Le label Supports/Surfaces n'a pas été créé par un critique, un historien ou un marchand. L'élément cohésif qui unit ces artistes est le débat théorique et l'engagement dans des stratégies d'exposition non conventionnelles qu'ils ont pratiquées ensemble. La plupart des artistes dont les noms seront à jamais associés à Supports/Surfaces sont nés dans le sud de la France, non loin de la mer Méditerranée. C'est le cas d'André-Pierre Arnal, Vincent Bioulès, Louis Cane, Daniel Dezeuze, Noel Dolla, Toni Grand, Bernard Pagès, Patrick Saytour et Claude Viallat. Seuls Marc Devade, André Valensi et Jean-Pierre Pincemin sont nés à Paris.

Le terme « Support-Surface » (sans « s » au pluriel) a été inventé par Bioulès et utilisé pour la première fois en septembre 1970, à l'occasion de l'exposition éponyme organisée par Pierre Gaudibert dans le département du Musée d'art moderne de la Ville de Paris, intitulée ARC (Animation Recherche Confrontation). Bioulès, Devade, Dezeuze, Saytour, Valensi, Viallat et Pagès - qui s'est rétracté avant l'ouverture de l'exposition - en faisaient partie.

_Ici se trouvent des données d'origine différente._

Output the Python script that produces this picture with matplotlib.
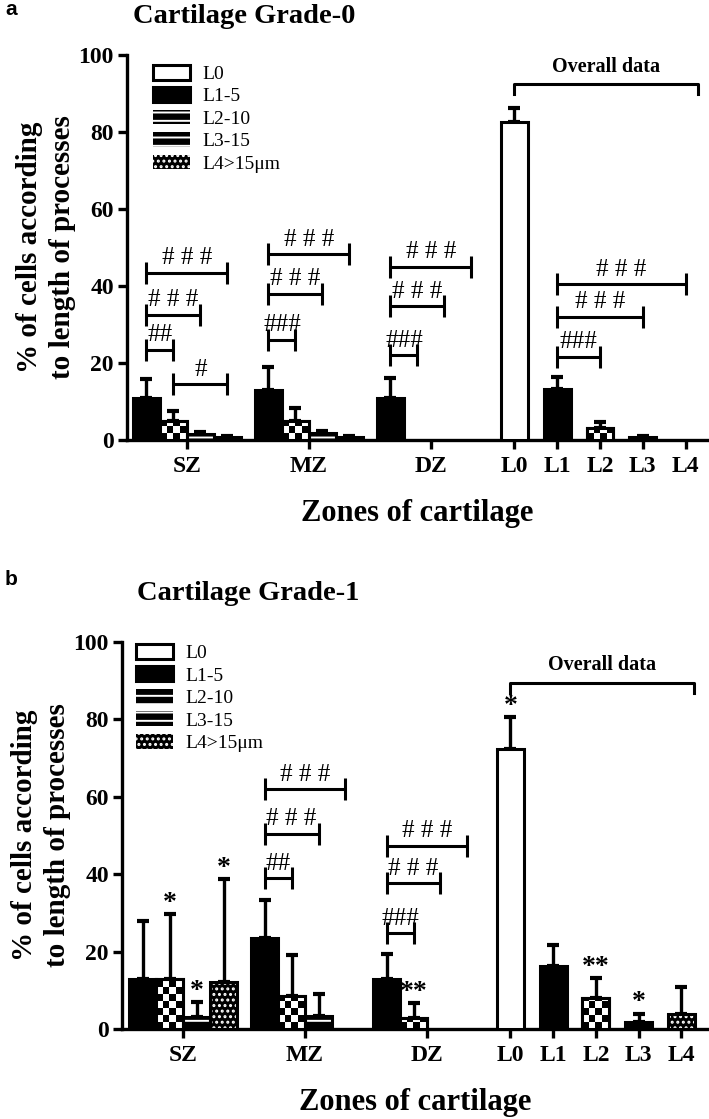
import numpy as np
import matplotlib
matplotlib.use('Agg')
import matplotlib.pyplot as plt
from matplotlib.patches import Patch

plt.rcParams['font.family'] = 'Liberation Serif'
plt.rcParams['hatch.linewidth'] = 1.4

zones = ['SZ', 'MZ', 'DZ']
overall_ticks = ['L0', 'L1', 'L2', 'L3', 'L4']
series = ['L0', 'L1-5', 'L2-10', 'L3-15', 'L4>15\u03bcm']

# grade 0: rows are L1..L4, columns SZ, MZ, DZ
a_zone_mean = [[11, 13, 11], [5, 5, 0], [1.5, 1.8, 0], [0.7, 0.8, 0]]
a_zone_err = [[4.8, 6, 5], [2.5, 3.2, 0], [0.5, 0.5, 0], [0.3, 0.3, 0]]
a_all_mean = [82.5, 13.3, 3.2, 0.7, 0]
a_all_err = [3.8, 3, 1.6, 0.4, 0]
# (zone, series i, series j, height, label); zone 3 = overall
a_brackets = [(0, 1, 4, 43.5, '# # #'), (0, 1, 3, 32.5, '# # #'),
              (0, 1, 2, 23.5, '##'), (0, 2, 4, 14.5, '#'),
              (1, 1, 4, 48.3, '# # #'), (1, 1, 3, 38, '# # #'), (1, 1, 2, 26, '###'),
              (2, 1, 4, 45, '# # #'), (2, 1, 3, 34.7, '# # #'), (2, 1, 2, 22, '###'),
              (3, 1, 4, 40.5, '# # #'), (3, 1, 3, 32, '# # #'), (3, 1, 2, 21.6, '###')]
a_stars = []

# grade 1
b_zone_mean = [[13, 23.5, 13], [13, 8.6, 2.8], [3, 3.3, 0], [12.2, 0, 0]]
b_zone_err = [[15, 9.8, 6.5], [16.8, 10.6, 3.8], [4, 5.8, 0], [26.6, 0, 0]]
b_all_mean = [72.4, 16.3, 8, 1.8, 3.9]
b_all_err = [8.2, 5.4, 5.2, 2.2, 7]
b_brackets = [(1, 1, 4, 62, '# # #'), (1, 1, 3, 50.5, '# # #'), (1, 1, 2, 39, '##'),
              (2, 1, 4, 47.4, '# # #'), (2, 1, 3, 37.6, '# # #'), (2, 1, 2, 24.7, '###')]
b_stars = [(0, 2, '*'), (0, 3, '*'), (0, 4, '*'), (2, 2, '**'),
           (3, 0, '*'), (3, 2, '**'), (3, 3, '*')]

zone_x = [0, 2.85, 5.7]
all_x = [7.65, 8.65, 9.65, 10.65, 11.65]
w = 0.63


def bar_x(z, k):
    if z == 3:
        return all_x[k]
    return zone_x[z] + (k - 2.5) * w


def draw_bar(ax, x, h, err, k):
    if h <= 0:
        return
    if k == 0:
        ax.bar(x, h, w, facecolor='white', edgecolor='black', lw=2.2, zorder=3)
    elif k == 1:
        ax.bar(x, h, w, facecolor='black', edgecolor='black', lw=2.2, zorder=3)
    elif k == 2:
        b = ax.bar(x, h, w, facecolor='black', edgecolor='black', lw=2.2, zorder=3)[0]
        sq = 1.8
        ny = max(int(np.ceil(h / sq)), 1)
        cells = np.add.outer(np.arange(ny), np.arange(4)) % 2
        im = ax.imshow(cells, cmap='gray', extent=(x - w / 2, x + w / 2, 0, ny * sq),
                       origin='lower', aspect='auto', interpolation='nearest', zorder=3)
        im.set_clip_path(b)
        ax.bar(x, h, w, fill=False, edgecolor='black', lw=2.2, zorder=4)
    else:
        hatch = '--' if k == 3 else '...'
        ax.bar(x, h, w, facecolor='black', edgecolor='white', lw=0, hatch=hatch, zorder=3)
        ax.bar(x, h, w, fill=False, edgecolor='black', lw=2.2, zorder=4)
    if err > 0:
        ax.errorbar(x, h, yerr=[[0], [err]], fmt='none', ecolor='black',
                    elinewidth=2.4, capsize=4, capthick=3, zorder=2)


def panel(rect, zmean, zerr, amean, aerr, brackets, stars, xlim, ypx, over_y, legpos):
    ax = fig.add_axes(rect)
    for k in range(1, 5):
        for z in range(3):
            draw_bar(ax, bar_x(z, k), zmean[k - 1][z], zerr[k - 1][z], k)
    for k in range(5):
        draw_bar(ax, all_x[k], amean[k], aerr[k], k)

    tk = 11 / ypx
    for z, i, j, y, lab in brackets:
        x1, x2 = bar_x(z, i), bar_x(z, j)
        ax.plot([x1, x2], [y, y], color='black', lw=2.2, solid_capstyle='butt', zorder=5)
        for xe in (x1, x2):
            ax.plot([xe, xe], [y - tk, y + tk], color='black', lw=2.2,
                    solid_capstyle='butt', zorder=5)
        ax.text((x1 + x2) / 2, y + 0.9, lab, ha='center', va='bottom', fontsize=18, zorder=6)

    for z, k, lab in stars:
        if z == 3:
            top = amean[k] + aerr[k]
        else:
            top = zmean[k - 1][z] + zerr[k - 1][z]
        ax.text(bar_x(z, k), top - 0.5, lab, ha='center', va='bottom',
                fontsize=20, fontweight='bold', zorder=6)

    x1, x2 = all_x[0], all_x[4] + 0.3
    ax.plot([x1, x1, x2, x2], [over_y - 2.5, over_y, over_y, over_y - 2.5],
            color='black', lw=2.2, clip_on=False, zorder=5)
    ax.text((x1 + x2) / 2, over_y + 2, 'Overall data', ha='center', va='bottom',
            fontsize=14.5, fontweight='bold')

    ax.set_xlim(*xlim)
    ax.set_ylim(0, 100)
    ax.set_yticks(range(0, 101, 20))
    ax.set_xticks(zone_x + all_x)
    ax.set_xticklabels(zones + overall_ticks)
    for s in ('top', 'right'):
        ax.spines[s].set_visible(False)
    for s in ('left', 'bottom'):
        ax.spines[s].set_linewidth(2.4)
    ax.tick_params(direction='out', length=6.5, width=2.4, labelsize=17)
    ax.tick_params(axis='y', pad=3)
    ax.tick_params(axis='x', pad=5)
    for t in ax.get_xticklabels() + ax.get_yticklabels():
        t.set_fontweight('bold')
    ax.set_xlabel('Zones of cartilage', fontsize=22, fontweight='bold', labelpad=16)
    ax.set_ylabel('% of cells according\nto length of processes', fontsize=21,
                  fontweight='bold', labelpad=2, linespacing=1.25)

    handles = [Patch(facecolor='white', edgecolor='black', lw=2.2),
               Patch(facecolor='black', edgecolor='black', lw=2.2),
               Patch(facecolor='black', edgecolor='white', lw=0, hatch='--'),
               Patch(facecolor='black', edgecolor='white', lw=0, hatch='--'),
               Patch(facecolor='black', edgecolor='white', lw=0, hatch='...')]
    ax.legend(handles, series, loc='upper left', bbox_to_anchor=legpos, frameon=False,
              fontsize=14, handlelength=1.9, handleheight=0.8, handletextpad=0.65,
              labelspacing=0.22, borderpad=0, borderaxespad=0)
    return ax


fig = plt.figure(figsize=(7.09, 11.19), dpi=100)

panel([127 / 709, 1 - 440 / 1119, 580 / 709, 385 / 1119],
      a_zone_mean, a_zone_err, a_all_mean, a_all_err, a_brackets, a_stars,
      (-1.40, 12.15), 3.85, 92.4, (0.045, 0.975))
panel([122 / 709, 1 - 1029 / 1119, 586 / 709, 387 / 1119],
      b_zone_mean, b_zone_err, b_all_mean, b_all_err, b_brackets, b_stars,
      (-1.43, 12.27), 3.87, 89.4, (0.024, 0.995))

fig.text(5 / 709, 1 - 15 / 1119, 'a', family='Liberation Sans', fontweight='bold',
         fontsize=15, va='baseline')
fig.text(5 / 709, 1 - 585 / 1119, 'b', family='Liberation Sans', fontweight='bold',
         fontsize=15, va='baseline')
fig.text(133 / 709, 1 - 23 / 1119, 'Cartilage Grade-0', fontweight='bold',
         fontsize=20.5, va='baseline')
fig.text(137 / 709, 1 - 600 / 1119, 'Cartilage Grade-1', fontweight='bold',
         fontsize=20.5, va='baseline')

fig.savefig('out.png', dpi=100)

Les fondements philosophiques de Supports/Surfaces s'inspirent à la fois de la philosophie politique, de la psychanalyse et du socialisme révolutionnaire. Ils partagent également l'ambition collective de contester la domination de la scène artistique internationale par les Américains. Ces stratégies ont investi leur travail d'une rigueur conceptuelle alors même que les résultats plastiques remettaient en question les normes esthétiques. Ils explorent des matériaux non conventionnels, axent leur pratique sur le processus et inventent de nouveaux modes d'exposition dans des espaces alternatifs, à l'extérieur et dans des éditions auto-publiées.

En 1971, Bioulès, Cane, Devade et Dezeuze fondent la revue Peinture - Cahiers théoriques. Elle a fermé ses portes en 1985, mais reste un témoignage de l'agitation intellectuelle de l'époque. Elle contenait un mélange capiteux d'idées politiques radicales et d'esthétique moderniste pure et dure. Typiquement, le numéro d'avril 1974 contenait à a fois une traduction de l'essai de Greenberg de 1961 « Modernist Painting » et une critique enthousiaste du livre de Sollers « Sur le matérialisme » par Louis Cane. En mûrissant, les associés de Supports/Surfaces deviennent les artistes les plus couronnés de succès en France. Mais ils deviennent aussi plus individualistes et solitaires.

Cependant, l'esprit rebelle exprimé sous la bannière de Supports/Surfaces continue d'inspirer leurs œuvres actuelles, qui sont finalement beaucoup plus subtiles que les premiers débats qui les ont motivées.

Aujourd'hui, les artistes de Supports/Surfaces ont, chacun à leur manière, révélé des pistes de solutions face à l'essoufflement du modernisme. Ils continuent à remettre en question la notion de peinture, poursuivant une esthétique radicalement éthique. Louis Cane a utilisé la phrase « Je ne vois pas la nécessité » comme une critique efficace tout au long de sa carrière. Saytour a fait de son respect des matériaux et des formes recyclés une nécessité, tout comme le motif de Viallat est le message. Pour tous ces artistes, il reste essentiel d'éviter l'affectation, de travailler avec la réalité des matériaux, de se méfier de la fabrication lisse. Ce qui les distingue peut-être des autres avant-gardes, c'est qu'ils prouvent depuis des décennies qu'il est possible de produire une renaissance sans dire que l'art est mort.